> **Given material**:
↓↓↓

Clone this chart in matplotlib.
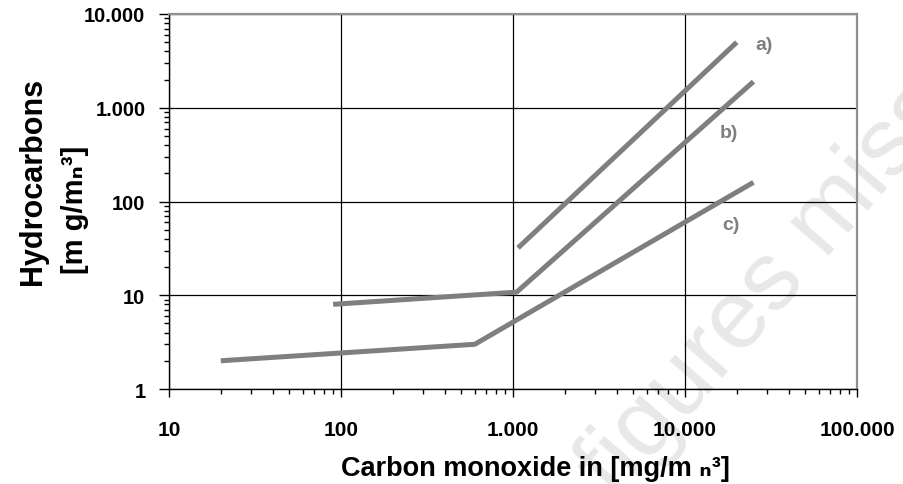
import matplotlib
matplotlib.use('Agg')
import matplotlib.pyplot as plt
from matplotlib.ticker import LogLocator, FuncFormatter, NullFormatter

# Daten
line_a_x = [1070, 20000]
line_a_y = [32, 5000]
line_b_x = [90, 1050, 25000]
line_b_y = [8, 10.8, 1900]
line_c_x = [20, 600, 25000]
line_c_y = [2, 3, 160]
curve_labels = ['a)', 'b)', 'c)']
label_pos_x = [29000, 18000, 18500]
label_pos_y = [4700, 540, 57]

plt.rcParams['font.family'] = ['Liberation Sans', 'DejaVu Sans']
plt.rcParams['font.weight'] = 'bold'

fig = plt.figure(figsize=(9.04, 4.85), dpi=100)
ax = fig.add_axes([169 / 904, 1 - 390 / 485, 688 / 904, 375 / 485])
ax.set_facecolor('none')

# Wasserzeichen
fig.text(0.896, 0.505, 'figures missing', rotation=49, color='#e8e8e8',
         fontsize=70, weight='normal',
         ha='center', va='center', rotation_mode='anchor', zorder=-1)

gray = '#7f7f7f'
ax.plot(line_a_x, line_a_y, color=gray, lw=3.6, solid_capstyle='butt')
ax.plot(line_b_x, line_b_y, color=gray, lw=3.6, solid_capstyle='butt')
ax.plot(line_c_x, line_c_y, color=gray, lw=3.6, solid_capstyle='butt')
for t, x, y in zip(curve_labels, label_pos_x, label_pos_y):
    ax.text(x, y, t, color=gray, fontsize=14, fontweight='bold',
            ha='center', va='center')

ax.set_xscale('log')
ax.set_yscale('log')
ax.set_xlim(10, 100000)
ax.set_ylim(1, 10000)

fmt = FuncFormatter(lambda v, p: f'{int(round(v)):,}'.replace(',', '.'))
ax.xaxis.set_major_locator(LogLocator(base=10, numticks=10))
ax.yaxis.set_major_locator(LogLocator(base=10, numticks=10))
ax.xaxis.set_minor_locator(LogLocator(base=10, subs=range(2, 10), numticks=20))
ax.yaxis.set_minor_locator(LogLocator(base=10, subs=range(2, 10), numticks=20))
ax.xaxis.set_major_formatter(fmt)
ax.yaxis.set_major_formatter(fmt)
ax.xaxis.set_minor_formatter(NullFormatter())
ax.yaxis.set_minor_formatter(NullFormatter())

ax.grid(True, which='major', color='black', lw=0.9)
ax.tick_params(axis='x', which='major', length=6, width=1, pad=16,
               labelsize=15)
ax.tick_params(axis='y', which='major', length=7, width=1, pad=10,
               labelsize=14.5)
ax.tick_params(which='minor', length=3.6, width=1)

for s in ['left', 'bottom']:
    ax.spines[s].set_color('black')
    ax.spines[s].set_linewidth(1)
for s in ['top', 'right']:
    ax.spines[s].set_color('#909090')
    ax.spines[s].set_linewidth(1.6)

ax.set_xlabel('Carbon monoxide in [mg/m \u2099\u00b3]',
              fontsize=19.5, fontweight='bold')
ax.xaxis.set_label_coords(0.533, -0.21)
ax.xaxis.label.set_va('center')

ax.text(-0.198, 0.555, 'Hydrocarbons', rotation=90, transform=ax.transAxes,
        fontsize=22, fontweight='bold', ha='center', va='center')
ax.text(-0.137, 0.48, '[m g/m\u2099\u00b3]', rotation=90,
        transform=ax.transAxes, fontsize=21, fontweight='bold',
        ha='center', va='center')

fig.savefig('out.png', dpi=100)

↑↑↑

> **Given exercise**: Could the lines from the top of the material through the line with "from matplotlib.ticker import" be repeated exactly, pictures left out?

> **Exercise output**:
Clone this chart in matplotlib.
import matplotlib
matplotlib.use('Agg')
import matplotlib.pyplot as plt
from matplotlib.ticker import LogLocator, FuncFormatter, NullFormatter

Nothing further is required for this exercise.